Dundee boss Tony Docherty remains a proponent of VAR despite it working against them in Saturday’s defeat to Rangers.
Phillipe Clement’s side were awarded a spot-kick midway through the contest, with the score finely poised at 1-1.
Kevin Clancy initially signalled for a goal kick to Dundee, but after being instructed to check the VAR monitor, the referee pointed to the spot.
Docherty is a fan of using technology to assist referees but is critical of how it is currently being implemented.
He believes the referee was best placed on Saturday to make the call and had no option but to award a penalty after being presented with a freeze-frame from the incident.
“I did welcome [VAR]” said Docherty. “We are a progressive football club and VAR is a progressive thing for Scottish football.
“But for me it is the way it is being used that is the big issue.
“Steven Kirkland, the VAR – they are re-refereeing games.
“Going back to what I said on Saturday, for me it is the image Kevin Clancy was shown.
“He deemed it wasn’t a penalty but then the way it is presented to him from Kirkland, he can’t not give a penalty.
“Every single person I have spoken to since, no-one thinks it is a penalty, particularly anyone who knows anything about football – it is never a penalty kick.

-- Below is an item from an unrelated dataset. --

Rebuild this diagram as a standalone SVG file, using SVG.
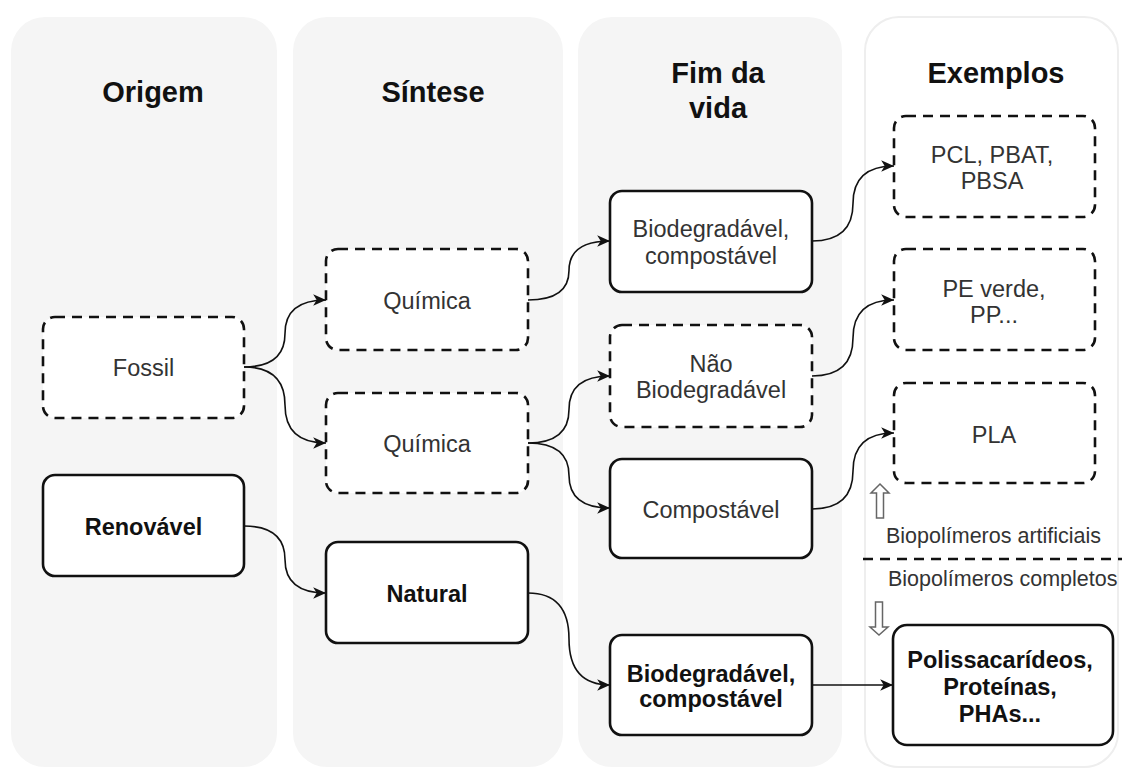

“But when Kevin is presented with that image, he has to give it.
“So that’s the issue I’ve got with it, that it is being used in the wrong way.”
The controversial penalty was converted by James Tavernier, leaving Dundee with an uphill battle at Ibrox.
It came after a bright start, with Amadou Bakayoko putting the visitors in front on five minutes.
But the penalty, a crucial goal in the game at a crucial time, threw a spanner in the works of Docherty’s game plan.
Dundee embrace ‘progressive’ VAR
“It is not really for me to say, I can’t give the answer to what the solution is,” added the Dundee manager, who now faces a festive fixture schedule that could go a long way to defining their season.
“I do think it is a progressive tool for Scottish football but we are not using it properly when we are using it to re-referee things.
“My big point was that Kevin Clancy was in the middle of that penalty, he was looking at the situation, seeing everything ahead of him, he is hearing everything and more importantly he is feeling everything.
“But the decision has been taken by someone in a sanitised situation who doesn’t get all that see, hear, feel thing.
“The biggest thing for me as a manager and as a coaching staff, we had objectives in that game and set ourselves targets.
“But to lose a goal like that on 25 minutes was really damaging.”